ちばぎんカップの敗戦を受けて、FXSCでは従来の4バックに戻すのでは……と予想していたのだが、今週のトレーニングではネルシーニョ監督は再び3バックを採用し、どうやら王者・広島に対してもキャンプから続けてきた新システムをぶつけるようである。そのメンバー構成はほぼ変わらない中、ちばぎんカップからの変更点が1つだけある。ボランチにキャンプ中の軽傷で数日間戦列を離れていたキャプテンの大谷秀和が復帰する。
「新しい選手が何人か入るけど、タニ(大谷)と俺のところは変わらない。タニが前を動かしてくれるし、こちらの指示もタニに言えば全体に伝えてくれる」(近藤直也)。「僕がユースから上がってきてから、ずっとタニ君とボランチを組んでいる。僕が合わせるというよりもタニ君が僕のプレーを引き出してくれる」(茨田陽生)。こうした選手たちの言葉からも大谷への信頼感や、戦術の核としての重要度が伝わってくるだろう。実際に水曜のトレーニングでも、大谷の指示が常に響き渡り、プレーをしながら細かいズレを修正してしまう姿は、まさしく“ピッチ上の指揮官”だった。
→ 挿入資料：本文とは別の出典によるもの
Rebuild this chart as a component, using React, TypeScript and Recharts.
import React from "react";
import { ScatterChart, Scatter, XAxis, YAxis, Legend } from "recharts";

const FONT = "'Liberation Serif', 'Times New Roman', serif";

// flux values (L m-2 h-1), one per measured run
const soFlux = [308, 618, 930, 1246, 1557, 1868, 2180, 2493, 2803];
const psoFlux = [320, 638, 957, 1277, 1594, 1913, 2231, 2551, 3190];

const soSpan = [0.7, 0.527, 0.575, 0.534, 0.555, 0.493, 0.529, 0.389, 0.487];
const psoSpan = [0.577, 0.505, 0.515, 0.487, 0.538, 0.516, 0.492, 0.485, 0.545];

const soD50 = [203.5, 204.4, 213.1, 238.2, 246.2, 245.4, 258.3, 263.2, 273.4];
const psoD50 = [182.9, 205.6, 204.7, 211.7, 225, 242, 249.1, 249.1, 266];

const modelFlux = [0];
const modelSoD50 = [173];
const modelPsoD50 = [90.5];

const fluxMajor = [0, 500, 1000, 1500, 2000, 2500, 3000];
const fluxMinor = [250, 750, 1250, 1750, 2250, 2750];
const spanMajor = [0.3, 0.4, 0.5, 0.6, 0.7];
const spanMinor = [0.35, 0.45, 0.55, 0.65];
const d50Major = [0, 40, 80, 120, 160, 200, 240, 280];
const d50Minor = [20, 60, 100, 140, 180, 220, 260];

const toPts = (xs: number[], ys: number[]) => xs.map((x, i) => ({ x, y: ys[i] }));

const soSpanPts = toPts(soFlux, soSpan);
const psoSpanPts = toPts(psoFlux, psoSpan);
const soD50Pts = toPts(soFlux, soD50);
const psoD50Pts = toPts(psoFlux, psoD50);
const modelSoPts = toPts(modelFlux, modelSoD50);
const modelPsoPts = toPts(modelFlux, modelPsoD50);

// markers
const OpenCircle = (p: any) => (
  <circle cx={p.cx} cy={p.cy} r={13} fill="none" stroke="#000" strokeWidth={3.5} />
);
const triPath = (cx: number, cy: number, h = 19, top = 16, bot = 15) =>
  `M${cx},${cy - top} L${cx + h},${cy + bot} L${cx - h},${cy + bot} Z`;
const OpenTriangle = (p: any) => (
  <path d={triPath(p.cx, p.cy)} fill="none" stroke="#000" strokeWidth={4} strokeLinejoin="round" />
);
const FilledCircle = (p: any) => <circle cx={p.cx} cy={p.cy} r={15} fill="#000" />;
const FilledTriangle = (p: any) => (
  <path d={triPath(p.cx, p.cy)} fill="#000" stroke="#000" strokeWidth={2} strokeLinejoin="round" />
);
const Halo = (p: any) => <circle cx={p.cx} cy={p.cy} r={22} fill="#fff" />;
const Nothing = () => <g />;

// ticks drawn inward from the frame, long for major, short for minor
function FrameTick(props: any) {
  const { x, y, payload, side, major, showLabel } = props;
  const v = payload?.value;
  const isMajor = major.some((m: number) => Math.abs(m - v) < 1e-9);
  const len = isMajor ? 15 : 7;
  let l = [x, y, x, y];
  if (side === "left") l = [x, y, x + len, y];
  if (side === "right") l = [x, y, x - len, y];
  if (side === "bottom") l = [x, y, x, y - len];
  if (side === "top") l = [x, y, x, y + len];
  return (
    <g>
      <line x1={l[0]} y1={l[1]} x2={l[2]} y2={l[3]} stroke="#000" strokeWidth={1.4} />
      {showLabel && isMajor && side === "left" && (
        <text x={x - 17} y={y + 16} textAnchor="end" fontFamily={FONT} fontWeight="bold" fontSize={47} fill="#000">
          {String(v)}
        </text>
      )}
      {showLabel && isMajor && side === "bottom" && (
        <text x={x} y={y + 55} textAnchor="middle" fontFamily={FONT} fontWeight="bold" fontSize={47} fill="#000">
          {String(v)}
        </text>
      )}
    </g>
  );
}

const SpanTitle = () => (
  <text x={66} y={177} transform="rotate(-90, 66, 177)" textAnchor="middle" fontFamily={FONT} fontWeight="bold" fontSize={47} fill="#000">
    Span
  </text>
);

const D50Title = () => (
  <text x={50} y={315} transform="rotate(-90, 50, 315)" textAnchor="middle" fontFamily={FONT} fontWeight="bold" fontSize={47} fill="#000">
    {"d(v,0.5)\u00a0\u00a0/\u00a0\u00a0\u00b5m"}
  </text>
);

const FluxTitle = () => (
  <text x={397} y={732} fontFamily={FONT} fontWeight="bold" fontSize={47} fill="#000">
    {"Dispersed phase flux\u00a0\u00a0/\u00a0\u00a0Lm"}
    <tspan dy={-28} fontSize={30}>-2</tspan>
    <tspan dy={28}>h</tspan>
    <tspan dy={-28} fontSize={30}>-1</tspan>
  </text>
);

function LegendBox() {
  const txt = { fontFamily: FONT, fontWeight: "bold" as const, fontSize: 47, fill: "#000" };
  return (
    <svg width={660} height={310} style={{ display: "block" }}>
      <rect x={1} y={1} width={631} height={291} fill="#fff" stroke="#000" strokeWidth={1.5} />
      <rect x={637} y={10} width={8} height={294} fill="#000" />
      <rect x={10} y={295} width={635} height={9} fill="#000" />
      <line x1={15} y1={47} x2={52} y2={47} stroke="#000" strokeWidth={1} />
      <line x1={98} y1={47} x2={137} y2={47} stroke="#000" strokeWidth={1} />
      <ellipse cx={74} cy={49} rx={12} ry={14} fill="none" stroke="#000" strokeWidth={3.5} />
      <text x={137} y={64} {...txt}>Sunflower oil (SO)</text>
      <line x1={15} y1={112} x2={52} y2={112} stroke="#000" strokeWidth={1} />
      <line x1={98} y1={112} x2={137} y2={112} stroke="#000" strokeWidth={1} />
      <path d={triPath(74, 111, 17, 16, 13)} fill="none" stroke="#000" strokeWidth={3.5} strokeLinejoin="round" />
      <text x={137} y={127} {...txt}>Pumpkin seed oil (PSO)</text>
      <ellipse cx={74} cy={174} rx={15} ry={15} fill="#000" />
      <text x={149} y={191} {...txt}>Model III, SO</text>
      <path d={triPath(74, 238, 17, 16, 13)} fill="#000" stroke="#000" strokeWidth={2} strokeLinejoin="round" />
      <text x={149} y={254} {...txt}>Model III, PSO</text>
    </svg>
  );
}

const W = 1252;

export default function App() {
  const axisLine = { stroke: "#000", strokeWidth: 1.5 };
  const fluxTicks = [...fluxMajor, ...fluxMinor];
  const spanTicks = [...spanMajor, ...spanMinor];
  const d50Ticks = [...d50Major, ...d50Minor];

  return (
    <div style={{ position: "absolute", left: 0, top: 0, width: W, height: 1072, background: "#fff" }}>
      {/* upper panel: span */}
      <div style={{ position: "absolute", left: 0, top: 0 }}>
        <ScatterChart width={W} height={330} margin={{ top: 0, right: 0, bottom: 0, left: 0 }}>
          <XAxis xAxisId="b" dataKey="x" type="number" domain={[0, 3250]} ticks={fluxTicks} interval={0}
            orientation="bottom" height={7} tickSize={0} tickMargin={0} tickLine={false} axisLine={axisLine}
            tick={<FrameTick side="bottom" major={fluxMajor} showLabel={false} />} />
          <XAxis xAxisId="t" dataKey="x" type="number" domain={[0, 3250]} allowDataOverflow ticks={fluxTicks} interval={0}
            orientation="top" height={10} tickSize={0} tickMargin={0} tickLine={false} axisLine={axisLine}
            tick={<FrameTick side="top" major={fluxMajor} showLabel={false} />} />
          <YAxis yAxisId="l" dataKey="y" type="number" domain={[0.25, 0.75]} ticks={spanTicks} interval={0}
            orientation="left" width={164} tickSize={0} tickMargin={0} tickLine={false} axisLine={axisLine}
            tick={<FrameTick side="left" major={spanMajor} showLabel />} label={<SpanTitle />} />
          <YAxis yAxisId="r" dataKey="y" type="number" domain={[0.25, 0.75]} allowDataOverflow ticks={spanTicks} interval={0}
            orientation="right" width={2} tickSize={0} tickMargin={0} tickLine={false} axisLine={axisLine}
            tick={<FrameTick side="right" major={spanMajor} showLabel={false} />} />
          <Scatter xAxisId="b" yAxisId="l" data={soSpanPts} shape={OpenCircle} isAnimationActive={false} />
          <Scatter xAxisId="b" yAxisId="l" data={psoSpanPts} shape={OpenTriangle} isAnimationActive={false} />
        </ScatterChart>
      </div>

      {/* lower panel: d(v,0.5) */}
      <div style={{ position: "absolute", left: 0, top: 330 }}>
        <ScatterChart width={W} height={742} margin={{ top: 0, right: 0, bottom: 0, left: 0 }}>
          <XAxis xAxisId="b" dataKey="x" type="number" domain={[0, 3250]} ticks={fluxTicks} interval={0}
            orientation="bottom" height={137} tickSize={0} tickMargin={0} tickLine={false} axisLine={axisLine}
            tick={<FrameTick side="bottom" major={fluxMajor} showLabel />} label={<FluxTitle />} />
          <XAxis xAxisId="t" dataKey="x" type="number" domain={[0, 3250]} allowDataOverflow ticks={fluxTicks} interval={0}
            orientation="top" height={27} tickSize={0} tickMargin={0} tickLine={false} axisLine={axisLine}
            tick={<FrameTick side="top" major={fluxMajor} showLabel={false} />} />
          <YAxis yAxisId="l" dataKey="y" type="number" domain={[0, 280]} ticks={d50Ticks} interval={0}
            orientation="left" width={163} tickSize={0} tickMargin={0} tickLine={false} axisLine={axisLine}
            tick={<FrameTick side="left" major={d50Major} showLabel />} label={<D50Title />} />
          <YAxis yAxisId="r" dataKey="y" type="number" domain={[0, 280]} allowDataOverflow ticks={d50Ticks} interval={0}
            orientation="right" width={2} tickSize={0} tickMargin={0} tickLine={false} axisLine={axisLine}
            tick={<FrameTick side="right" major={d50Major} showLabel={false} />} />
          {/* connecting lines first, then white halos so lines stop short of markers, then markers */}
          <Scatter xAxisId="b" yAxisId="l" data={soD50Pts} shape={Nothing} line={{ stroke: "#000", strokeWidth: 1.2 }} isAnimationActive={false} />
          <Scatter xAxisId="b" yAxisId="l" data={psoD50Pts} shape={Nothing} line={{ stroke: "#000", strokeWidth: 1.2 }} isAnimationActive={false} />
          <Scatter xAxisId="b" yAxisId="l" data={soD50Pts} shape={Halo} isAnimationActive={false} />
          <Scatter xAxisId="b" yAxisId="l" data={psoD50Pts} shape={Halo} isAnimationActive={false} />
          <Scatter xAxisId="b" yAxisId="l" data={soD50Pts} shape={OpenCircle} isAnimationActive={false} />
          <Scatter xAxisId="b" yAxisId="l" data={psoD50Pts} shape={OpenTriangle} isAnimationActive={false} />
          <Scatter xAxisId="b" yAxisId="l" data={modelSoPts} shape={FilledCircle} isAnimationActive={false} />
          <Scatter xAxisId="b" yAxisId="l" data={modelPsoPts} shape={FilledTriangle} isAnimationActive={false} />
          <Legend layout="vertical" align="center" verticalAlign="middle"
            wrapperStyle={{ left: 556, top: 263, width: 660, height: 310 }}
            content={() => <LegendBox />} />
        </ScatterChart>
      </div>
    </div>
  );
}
まず、注目は新システムの守備面。ちばぎんカップでは3失点と粗を突かれたが、浮かび上がった課題を修正し、あの広島の流動的かつ多彩な攻撃にしっかりと対応ができるかどうか。「広島は一発で裏を取れるし、コンビネーションも熟成されている。1人1人が目の前の選手を空けなければいいけど、広島も剥がすのは上手い」(鈴木大輔)。佐藤寿人の1トップとその下の2シャドーとは、柏の3バックは数的に同数となるため、引き剥がされたらギャップが生じ、そのスペースは後方から飛び込んでくる3人目、4人目の選手の餌食にはなりやすい。鈴木は「声を掛け合いながら意識して受け渡すしかない」と話しているが、それは最終ラインだけに限ったことではなく、各ポジションがそれぞれのマーカーを意識しながら、スムーズに受け渡し、広島の選手を捕まえなければならない。ちばぎんカップの時以上に、新システムの真価が問われることになりそうだ。
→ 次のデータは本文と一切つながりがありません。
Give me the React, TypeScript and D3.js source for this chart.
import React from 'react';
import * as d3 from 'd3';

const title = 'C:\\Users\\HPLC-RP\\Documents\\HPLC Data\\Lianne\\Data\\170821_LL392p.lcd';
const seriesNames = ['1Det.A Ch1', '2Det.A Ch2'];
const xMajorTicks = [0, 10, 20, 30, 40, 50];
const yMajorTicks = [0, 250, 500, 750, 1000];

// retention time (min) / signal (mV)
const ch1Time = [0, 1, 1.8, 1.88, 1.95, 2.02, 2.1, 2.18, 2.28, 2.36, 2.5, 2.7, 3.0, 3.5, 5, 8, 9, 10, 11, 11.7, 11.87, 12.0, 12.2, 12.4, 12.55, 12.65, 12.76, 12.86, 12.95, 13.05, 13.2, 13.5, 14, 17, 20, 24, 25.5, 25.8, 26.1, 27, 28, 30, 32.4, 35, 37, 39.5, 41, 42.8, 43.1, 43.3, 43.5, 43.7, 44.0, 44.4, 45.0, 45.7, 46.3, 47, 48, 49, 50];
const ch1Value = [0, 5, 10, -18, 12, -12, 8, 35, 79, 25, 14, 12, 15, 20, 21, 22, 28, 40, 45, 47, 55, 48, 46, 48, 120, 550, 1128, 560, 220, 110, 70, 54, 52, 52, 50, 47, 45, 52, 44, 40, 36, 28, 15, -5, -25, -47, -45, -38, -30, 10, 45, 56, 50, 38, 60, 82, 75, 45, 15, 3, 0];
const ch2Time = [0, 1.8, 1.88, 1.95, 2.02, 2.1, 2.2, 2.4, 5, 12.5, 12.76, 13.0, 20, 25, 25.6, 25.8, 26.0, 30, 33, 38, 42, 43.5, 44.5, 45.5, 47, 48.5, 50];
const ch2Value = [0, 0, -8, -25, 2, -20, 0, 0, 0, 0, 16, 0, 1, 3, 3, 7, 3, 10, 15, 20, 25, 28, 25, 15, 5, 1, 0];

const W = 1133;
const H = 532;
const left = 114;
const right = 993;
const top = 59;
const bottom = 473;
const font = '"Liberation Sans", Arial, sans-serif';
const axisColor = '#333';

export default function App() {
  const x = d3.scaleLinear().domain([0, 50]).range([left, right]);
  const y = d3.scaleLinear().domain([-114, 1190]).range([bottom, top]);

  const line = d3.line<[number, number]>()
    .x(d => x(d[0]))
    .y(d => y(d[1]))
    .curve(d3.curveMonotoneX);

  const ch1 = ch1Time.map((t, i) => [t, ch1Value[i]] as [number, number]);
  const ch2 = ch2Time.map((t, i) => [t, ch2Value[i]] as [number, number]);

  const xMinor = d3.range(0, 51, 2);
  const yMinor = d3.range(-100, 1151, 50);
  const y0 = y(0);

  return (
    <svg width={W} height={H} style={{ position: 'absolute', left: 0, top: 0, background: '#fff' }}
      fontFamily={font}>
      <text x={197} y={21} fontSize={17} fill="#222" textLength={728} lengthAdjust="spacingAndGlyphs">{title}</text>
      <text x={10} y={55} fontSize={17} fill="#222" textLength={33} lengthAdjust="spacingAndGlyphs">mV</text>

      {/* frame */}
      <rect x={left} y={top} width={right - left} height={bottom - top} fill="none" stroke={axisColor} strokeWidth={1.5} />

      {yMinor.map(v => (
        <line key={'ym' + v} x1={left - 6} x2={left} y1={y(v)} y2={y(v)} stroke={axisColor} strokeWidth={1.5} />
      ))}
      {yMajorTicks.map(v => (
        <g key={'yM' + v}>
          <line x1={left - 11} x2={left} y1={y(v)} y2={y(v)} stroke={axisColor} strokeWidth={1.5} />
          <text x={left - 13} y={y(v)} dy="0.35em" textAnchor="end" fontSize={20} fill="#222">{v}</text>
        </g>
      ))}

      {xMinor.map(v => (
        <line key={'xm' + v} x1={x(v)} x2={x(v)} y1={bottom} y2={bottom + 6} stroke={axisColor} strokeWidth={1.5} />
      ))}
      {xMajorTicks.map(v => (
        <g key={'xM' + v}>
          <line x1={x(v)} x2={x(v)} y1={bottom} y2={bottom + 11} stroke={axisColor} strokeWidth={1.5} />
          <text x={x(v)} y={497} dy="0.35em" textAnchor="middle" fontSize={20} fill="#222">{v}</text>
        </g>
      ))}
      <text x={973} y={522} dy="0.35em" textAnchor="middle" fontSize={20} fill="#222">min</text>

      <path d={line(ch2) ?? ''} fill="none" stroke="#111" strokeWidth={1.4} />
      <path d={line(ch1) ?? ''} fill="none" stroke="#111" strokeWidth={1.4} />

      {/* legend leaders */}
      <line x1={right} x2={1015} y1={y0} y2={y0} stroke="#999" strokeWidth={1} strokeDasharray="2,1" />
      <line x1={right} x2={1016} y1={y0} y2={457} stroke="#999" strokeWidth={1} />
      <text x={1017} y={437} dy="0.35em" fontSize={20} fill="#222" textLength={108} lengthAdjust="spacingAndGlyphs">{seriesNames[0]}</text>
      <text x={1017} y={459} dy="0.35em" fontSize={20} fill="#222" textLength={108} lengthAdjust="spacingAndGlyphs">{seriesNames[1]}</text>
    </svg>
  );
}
一方で、目に見えて1週間前よりも良くなっていることが攻撃面である。特にレアンドロ ドミンゲスとキム チャンスの関係性は、1試合実戦で組んだことで高いレベルまで跳ね上がった。韓国代表のキム チャンスは、タイミング抜群のオーバーラップ、的確なサポートなどさすがのプレーを見せ、すでにレアンドロ ドミンゲスと阿吽の呼吸とも言うべき連携を繰り広げていた。普段から「そのポジションじゃパスを出せない!」「早く上がってこい!」など、味方のポジショニングに難があると容赦なく声を荒げる柏のキングだが、キム チャンスとのプレーではそういった様子もなく、2人は早くも高質な連携を奏でている。「一流は一流を知る」という言葉があるように、レベルの高い両者は、おそらく感覚的に合うのだろう。右サイドからの攻撃は広島の守備を打ち破る糸口になりそうだ。
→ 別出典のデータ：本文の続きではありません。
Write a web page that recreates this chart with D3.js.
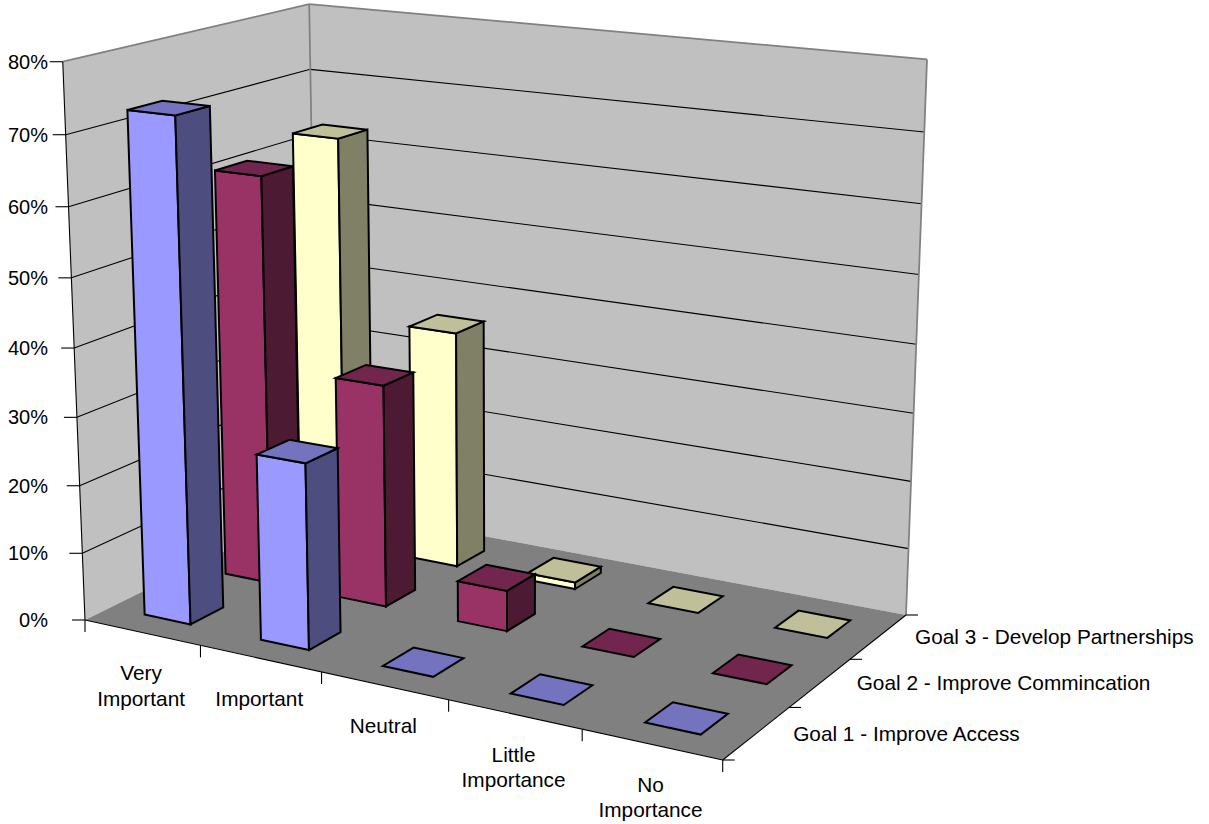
<!DOCTYPE html>
<html>
<head>
<meta charset="utf-8">
<script src="https://cdn.jsdelivr.net/npm/d3@7"></script>
<style>
  html, body { margin: 0; padding: 0; background: #fff; }
  svg { display: block; }
  text { font-family: "Liberation Sans", Arial, sans-serif; font-size: 20.8px; fill: #000; }
  text.value-tick { font-size: 20px; }
</style>
</head>
<body>
<svg id="chart" width="1209" height="824"></svg>
<script>
// Survey responses by goal (percent of respondents)
const categories = ["Very Important", "Important", "Neutral", "Little Importance", "No Importance"];
const categoryLines = [["Very", "Important"], ["Important"], ["Neutral"], ["Little", "Importance"], ["No", "Importance"]];
const seriesNames = ["Goal 1 - Improve Access", "Goal 2 - Improve Commincation", "Goal 3 - Develop Partnerships"];
const goal1 = [73, 27, 0, 0, 0];
const goal2 = [61, 33, 6, 0, 0];
const goal3 = [63, 36, 1, 0, 0];
const seriesValues = [goal1, goal2, goal3];
const valueTicks = [0, 10, 20, 30, 40, 50, 60, 70, 80];

// Bar face colours per series: front, side, top
const frontColors = ["#9999FF", "#993366", "#FFFFCC"];
const sideColors = ["#4D4D80", "#4D1A33", "#808066"];
const topColors = ["#7373BF", "#73264D", "#BFBF99"];

const svg = d3.select("#chart");

// Data scales into the unit box: u along categories, v into depth, w up the walls
const uScale = d3.scaleBand().domain(categories).range([0, 1]).paddingInner(0.6).paddingOuter(0.3);
const vScale = d3.scaleBand().domain(seriesNames).range([0, 1]).paddingInner(0.6).paddingOuter(0.3);
const wScale = d3.scaleLinear().domain([0, 80]).range([0, 1]);

// Perspective camera: floor homography from the four floor corners,
// plus a vanishing point far below that the vertical edges converge on
const floorQuad = [[85, 620], [722.7, 760], [906, 615], [318, 505]];
const vanish = [506, 11183];
const heightGain = 0.0502;

function floorHomography(q) {
  const [[x0, y0], [x1, y1], [x2, y2], [x3, y3]] = q;
  const sx = x0 - x1 + x2 - x3, sy = y0 - y1 + y2 - y3;
  const dx1 = x1 - x2, dx2 = x3 - x2, dy1 = y1 - y2, dy2 = y3 - y2;
  const det = dx1 * dy2 - dx2 * dy1;
  const g = (sx * dy2 - dx2 * sy) / det;
  const h = (dx1 * sy - sx * dy1) / det;
  return { a: x1 - x0 + g * x1, b: x3 - x0 + h * x3, c: x0,
           d: y1 - y0 + g * y1, e: y3 - y0 + h * y3, f: y0, g, h };
}
const H = floorHomography(floorQuad);

function project(u, v, w) {
  const k = -w * heightGain;
  const X = H.a * u + H.b * v + H.c + k * vanish[0];
  const Y = H.d * u + H.e * v + H.f + k * vanish[1];
  const W = H.g * u + H.h * v + 1 + k;
  return [X / W, Y / W];
}

const pathOf = d3.line();
function poly(g, pts, fill, stroke, width) {
  g.append("path")
    .attr("d", pathOf(pts) + "Z")
    .attr("fill", fill)
    .attr("stroke", stroke || "none")
    .attr("stroke-width", width || 0)
    .attr("stroke-linejoin", "miter");
}
function seg(g, a, b, stroke, width) {
  g.append("line")
    .attr("x1", a[0]).attr("y1", a[1]).attr("x2", b[0]).attr("y2", b[1])
    .attr("stroke", stroke).attr("stroke-width", width);
}

// Walls and floor
const box = svg.append("g");
poly(box, [project(0, 0, 0), project(0, 1, 0), project(0, 1, 1), project(0, 0, 1)], "#C0C0C0");
poly(box, [project(0, 1, 0), project(1, 1, 0), project(1, 1, 1), project(0, 1, 1)], "#C0C0C0");
poly(box, [project(0, 0, 0), project(1, 0, 0), project(1, 1, 0), project(0, 1, 0)], "#808080");

// Gridlines across both walls
valueTicks.filter(t => t > 0 && t < 80).forEach(t => {
  const w = wScale(t);
  seg(box, project(0, 0, w), project(0, 1, w), "#000", 1.1);
  seg(box, project(0, 1, w), project(1, 1, w), "#000", 1.1);
});

// Wall outlines
seg(box, project(0, 0, 1), project(0, 1, 1), "#808080", 1.75);
seg(box, project(0, 1, 1), project(1, 1, 1), "#808080", 1.75);
seg(box, project(0, 1, 0), project(0, 1, 1), "#808080", 1.75);
seg(box, project(1, 1, 0), project(1, 1, 1), "#808080", 1.75);

// Axis lines and tick marks
const axes = svg.append("g");
seg(axes, project(0, 0, 0), project(0, 0, 1), "#000", 1.1);
seg(axes, project(0, 0, 0), project(1, 0, 0), "#000", 1.1);
seg(axes, project(1, 0, 0), project(1, 1, 0), "#000", 1.1);

valueTicks.forEach(t => {
  const p = project(0, 0, wScale(t));
  seg(axes, [p[0] - 13, p[1]], p, "#000", 1.1);
  axes.append("text")
    .attr("class", "value-tick")
    .attr("x", 48).attr("y", p[1] + 7)
    .attr("text-anchor", "end")
    .text(t + "%");
});

const uStep = uScale.step(), vStep = vScale.step();
d3.range(categories.length + 1).forEach(i => {
  const p = project(i * uStep, 0, 0);
  seg(axes, p, [p[0], p[1] + 12], "#000", 1.1);
});
d3.range(seriesNames.length + 1).forEach(i => {
  const p = project(1, i * vStep, 0);
  seg(axes, p, [p[0] + 12, p[1]], "#000", 1.1);
});

categories.forEach((c, i) => {
  const p = project((i + 0.5) * uStep, 0, 0);
  const t = axes.append("text").attr("text-anchor", "middle");
  categoryLines[i].forEach((line, j) => {
    t.append("tspan").attr("x", p[0] - 1).attr("y", p[1] + 47.5 + j * 25.5).text(line);
  });
});

seriesNames.forEach((s, i) => {
  const p = project(1, (i + 0.5) * vStep, 0);
  axes.append("text").attr("x", p[0] + 36.5).attr("y", p[1] + 7.5).text(s);
});

// Columns, painted from the back row forward and left to right
const bars = svg.append("g");
d3.range(seriesNames.length - 1, -1, -1).forEach(si => {
  const v0 = vScale(seriesNames[si]), v1 = v0 + vScale.bandwidth();
  categories.forEach((c, ci) => {
    const value = seriesValues[si][ci];
    const u0 = uScale(c), u1 = u0 + uScale.bandwidth();
    const w = wScale(value);
    if (value > 0) {
      poly(bars, [project(u0, v0, 0), project(u1, v0, 0), project(u1, v0, w), project(u0, v0, w)], frontColors[si], "#000", 2);
      poly(bars, [project(u1, v0, 0), project(u1, v1, 0), project(u1, v1, w), project(u1, v0, w)], sideColors[si], "#000", 2);
    }
    poly(bars, [project(u0, v0, w), project(u1, v0, w), project(u1, v1, w), project(u0, v1, w)], topColors[si], "#000", 2);
  });
});
</script>
</body>
</html>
また、前線で工藤壮人と2トップを組むクレオは、前回よりも多少は動きが出てきた感はあるが、それでもまだまだ精彩には欠ける。ただし、クレオのスケールの大きさは別格。このストライカーの覚醒は、今シーズンの柏の浮沈の鍵を握っていると言っても過言ではないだけに、FXSCを通じてコンディションの飛躍的な向上と、チーム戦術へのフィットを期待したいところである。

この試合の翌日、柏は早速AFCチャンピオンズリーグ初戦の貴州人和戦にために中国へ飛ぶ。ディフェンディングチャンピオンの広島を打ち破りさえすれば、ACLの試合へも、来週開幕を迎えるJリーグへも弾みがつき、これ以上の自信を深めることはない。FXSCを内容の伴った形で終え、良いイメージを抱きながらアジアのステージへ乗り込みたい。